Mexico was shaken Monday by what officials described as the strongest aftershock yet from a powerful earthquake that killed at least two people and destroyed thousands of homes late last month.
Officials said there were no immediate reports of serious damage or injuries from the quake, which the U.S. Geological Survey initially reported as a magnitude of 6.3, but later downgraded to a 6.0.
Office towers rocked back and forth for several seconds in the center of Mexico City after the quake at 12:36 p.m. (17:36 GMT) Monday afternoon and workers evacuated their buildings and gathered in the street. The quake was barely perceptible in some other parts of the city.
Mexico's seismological service described it as the strongest of at least 280 aftershocks since the March 20 quake.
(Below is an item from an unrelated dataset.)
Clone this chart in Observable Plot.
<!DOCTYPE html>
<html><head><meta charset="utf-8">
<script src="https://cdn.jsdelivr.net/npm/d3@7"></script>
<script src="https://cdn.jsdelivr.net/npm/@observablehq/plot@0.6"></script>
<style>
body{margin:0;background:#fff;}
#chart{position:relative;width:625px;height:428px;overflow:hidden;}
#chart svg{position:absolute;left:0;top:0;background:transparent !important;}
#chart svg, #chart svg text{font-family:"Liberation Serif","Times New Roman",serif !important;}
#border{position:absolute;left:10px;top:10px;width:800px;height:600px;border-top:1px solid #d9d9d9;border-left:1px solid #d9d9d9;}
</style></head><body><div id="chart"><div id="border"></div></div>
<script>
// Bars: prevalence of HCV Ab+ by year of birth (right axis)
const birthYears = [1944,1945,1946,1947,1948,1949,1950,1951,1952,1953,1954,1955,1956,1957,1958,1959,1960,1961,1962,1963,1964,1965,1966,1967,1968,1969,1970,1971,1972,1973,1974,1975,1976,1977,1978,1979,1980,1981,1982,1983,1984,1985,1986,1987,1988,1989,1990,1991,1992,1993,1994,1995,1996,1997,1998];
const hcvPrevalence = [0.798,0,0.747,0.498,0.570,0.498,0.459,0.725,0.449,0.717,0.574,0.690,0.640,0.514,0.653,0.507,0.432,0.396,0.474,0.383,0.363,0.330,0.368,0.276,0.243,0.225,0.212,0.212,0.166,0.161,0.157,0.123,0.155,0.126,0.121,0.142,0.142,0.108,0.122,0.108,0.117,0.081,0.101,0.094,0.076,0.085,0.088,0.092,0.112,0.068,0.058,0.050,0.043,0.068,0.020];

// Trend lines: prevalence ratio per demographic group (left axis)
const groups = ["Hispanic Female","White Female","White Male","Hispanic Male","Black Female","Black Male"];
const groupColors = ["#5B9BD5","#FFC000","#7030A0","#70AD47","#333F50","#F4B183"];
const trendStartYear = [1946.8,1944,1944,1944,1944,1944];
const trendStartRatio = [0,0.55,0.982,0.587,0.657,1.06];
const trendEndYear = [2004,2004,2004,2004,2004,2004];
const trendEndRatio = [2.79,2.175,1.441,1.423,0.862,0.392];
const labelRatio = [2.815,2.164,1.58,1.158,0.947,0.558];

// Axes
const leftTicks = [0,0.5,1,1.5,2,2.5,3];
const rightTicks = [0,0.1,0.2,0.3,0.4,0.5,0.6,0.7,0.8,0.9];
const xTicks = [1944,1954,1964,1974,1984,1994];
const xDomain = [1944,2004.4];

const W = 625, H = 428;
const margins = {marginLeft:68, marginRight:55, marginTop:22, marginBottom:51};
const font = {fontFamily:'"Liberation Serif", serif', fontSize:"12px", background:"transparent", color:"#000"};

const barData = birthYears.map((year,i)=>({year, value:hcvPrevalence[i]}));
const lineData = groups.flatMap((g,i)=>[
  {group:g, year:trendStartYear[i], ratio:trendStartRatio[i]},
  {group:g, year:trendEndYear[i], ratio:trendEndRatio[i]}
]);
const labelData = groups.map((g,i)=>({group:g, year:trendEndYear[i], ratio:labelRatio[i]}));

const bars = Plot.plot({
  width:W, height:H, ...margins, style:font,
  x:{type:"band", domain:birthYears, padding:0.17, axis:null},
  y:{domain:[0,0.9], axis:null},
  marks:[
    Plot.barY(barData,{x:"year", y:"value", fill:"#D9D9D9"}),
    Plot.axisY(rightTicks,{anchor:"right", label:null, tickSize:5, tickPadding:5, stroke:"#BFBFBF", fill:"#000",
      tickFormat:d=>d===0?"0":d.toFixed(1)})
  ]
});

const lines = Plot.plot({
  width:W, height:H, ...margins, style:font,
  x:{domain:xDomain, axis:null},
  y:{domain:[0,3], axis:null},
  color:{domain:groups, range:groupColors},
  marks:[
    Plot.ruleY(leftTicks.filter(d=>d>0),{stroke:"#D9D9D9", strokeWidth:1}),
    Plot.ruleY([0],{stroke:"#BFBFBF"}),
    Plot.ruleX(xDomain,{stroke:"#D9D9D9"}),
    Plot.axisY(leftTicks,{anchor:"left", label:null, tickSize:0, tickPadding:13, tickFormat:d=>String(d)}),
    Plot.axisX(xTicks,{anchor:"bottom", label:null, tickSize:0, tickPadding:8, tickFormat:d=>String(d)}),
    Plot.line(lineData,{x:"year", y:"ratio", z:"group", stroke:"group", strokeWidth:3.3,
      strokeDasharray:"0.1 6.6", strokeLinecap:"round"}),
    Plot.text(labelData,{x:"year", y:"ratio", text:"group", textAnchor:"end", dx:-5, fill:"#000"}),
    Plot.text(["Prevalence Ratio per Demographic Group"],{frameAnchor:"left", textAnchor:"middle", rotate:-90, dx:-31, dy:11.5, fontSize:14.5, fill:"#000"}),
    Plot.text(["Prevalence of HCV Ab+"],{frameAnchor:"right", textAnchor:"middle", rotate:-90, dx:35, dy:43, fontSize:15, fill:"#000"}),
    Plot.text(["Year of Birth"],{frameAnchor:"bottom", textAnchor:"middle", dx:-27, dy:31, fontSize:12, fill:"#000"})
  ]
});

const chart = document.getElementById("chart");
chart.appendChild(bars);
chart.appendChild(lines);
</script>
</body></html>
Some were barely noticed, while others shook buildings throughout south and central Mexico.
Mexico City Mayor Marcelo Ebrard said via Twitter that no major damage had been reported by helicopter overflights of the city and public transport and other services were functioning normally.
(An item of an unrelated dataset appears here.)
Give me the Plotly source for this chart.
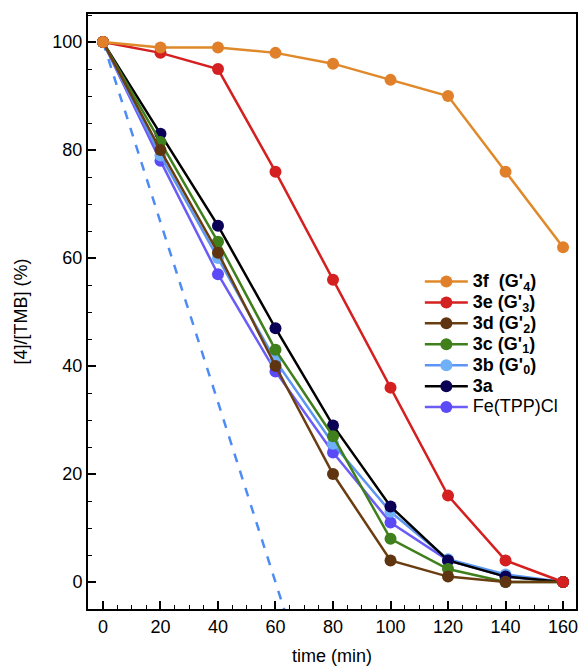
import plotly.graph_objects as go

# Reaction time (min)
time_min = [0, 20, 40, 60, 80, 100, 120, 140, 160]

# Remaining [4]/[TMB] (%) for each catalyst
y_3f = [100, 99, 99, 98, 96, 93, 90, 76, 62]
y_3e = [100, 98, 95, 76, 56, 36, 16, 4, 0]
y_3d = [100, 80, 61, 40, 20, 4, 1, 0, 0]
y_3c = [100, 81.5, 63, 43, 27, 8, 2.4, 0, 0]
y_3b = [100, 79, 60, 41, 25.6, 13, 4.2, 1.4, 0]
y_3a = [100, 83, 66, 47, 29, 14, 4, 1, 0]
y_fe = [100, 78, 57, 39, 24, 11, 4, 1, 0]

# Reference linear decay (dashed)
ref_x = [0, 64]
ref_y = [100, -6.7]

FONT = "Liberation Sans, Arial, Helvetica, sans-serif"


def label(txt):
    # larger label text inside a compact legend row
    return '<span style="font-size:18px">' + txt + "</span>"


series = [
    # name, values, line colour, marker colour, legend rank
    ("Fe(TPP)Cl", y_fe, "#6B5CF5", "#5B4BF7", 7),
    ("<b>3b (G'<sub>0</sub>)</b>", y_3b, "#5C95F2", "#6FB0F8", 5),
    ("<b>3a</b>", y_3a, "#000000", "#0A0055", 6),
    ("<b>3c (G'<sub>1</sub>)</b>", y_3c, "#3F7F1C", "#3F7F1C", 4),
    ("<b>3d (G'<sub>2</sub>)</b>", y_3d, "#6B3E12", "#5E3510", 3),
    ("<b>3e (G'<sub>3</sub>)</b>", y_3e, "#D42020", "#D42020", 2),
    ("<b>3f  (G'<sub>4</sub>)</b>", y_3f, "#E0892A", "#E0802A", 1),
]

fig = go.Figure()

fig.add_trace(go.Scatter(
    x=ref_x, y=ref_y, mode="lines",
    line=dict(color="#4D8CF5", width=2.5, dash="dash"),
    showlegend=False, hoverinfo="skip",
))

for name, vals, lc, mc, rank in series:
    fig.add_trace(go.Scatter(
        x=time_min, y=vals, name=label(name), mode="lines+markers",
        line=dict(color=lc, width=2.5),
        marker=dict(color=mc, size=12),
        legendrank=rank,
    ))

axis_common = dict(
    showline=True, linecolor="black", linewidth=2, mirror=True,
    ticks="inside", ticklen=8, tickwidth=1.5, tickcolor="black",
    showgrid=False, zeroline=False,
    tickfont=dict(family=FONT, size=18, color="black"),
)

fig.update_xaxes(
    range=[-5.2, 164.5], tickmode="array", tickvals=[0, 20, 40, 60, 80, 100, 120, 140, 160],
    minor=dict(ticks="inside", ticklen=4, tickwidth=1, tickcolor="black", dtick=5, tick0=0),
    title=dict(text="time (min)", font=dict(family=FONT, size=18, color="black"), standoff=14),
    **axis_common,
)
fig.update_yaxes(
    range=[-5.0, 105.2], tickmode="array", tickvals=[0, 20, 40, 60, 80, 100],
    minor=dict(ticks="inside", ticklen=4, tickwidth=1, tickcolor="black", dtick=5, tick0=0),
    title=dict(text="[4]/[TMB] (%)", font=dict(family=FONT, size=18, color="black"), standoff=20),
    **axis_common,
)

fig.update_layout(
    width=581, height=669,
    margin=dict(l=88, r=3, t=14, b=60),
    plot_bgcolor="white", paper_bgcolor="white",
    font=dict(family=FONT, color="black"),
    legend=dict(
        x=0.68, y=0.5765, xanchor="left", yanchor="top",
        bgcolor="rgba(0,0,0,0)", borderwidth=0,
        font=dict(family=FONT, size=13.8, color="black"),
        tracegroupgap=0, itemwidth=43,
    ),
)

fig.write_html("out.html")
Interior Secretary Alejandro Poire also said on Twitter that he had received no immediate reports of significant damage.
The U.S. Geological Survey said Monday's aftershock had its epicenter in southern Mexico near the border of Guerrero and Oaxaca states, very close to the center of the strong quake on March 20. Mexico has been shaken by a series of strong aftershocks since that quake, which killed at least two people and damaged about 13,500 homes near its epicenter.
Civil protection officials in both states close to the epicenter said there were no immediate reports of injuries or serious damage.
Last month's quake was among the strongest in Mexico since an 8.1-magnitude temblor killed an estimated 10,000 people in Mexico City in 1985. A magnitude-8.0 quake near Manzanillo on Mexico's central Pacific coast killed 51 people in 1995 and a magnitude-7.5 quake killed at least 20 people in the southern state of Oaxaca in 1999.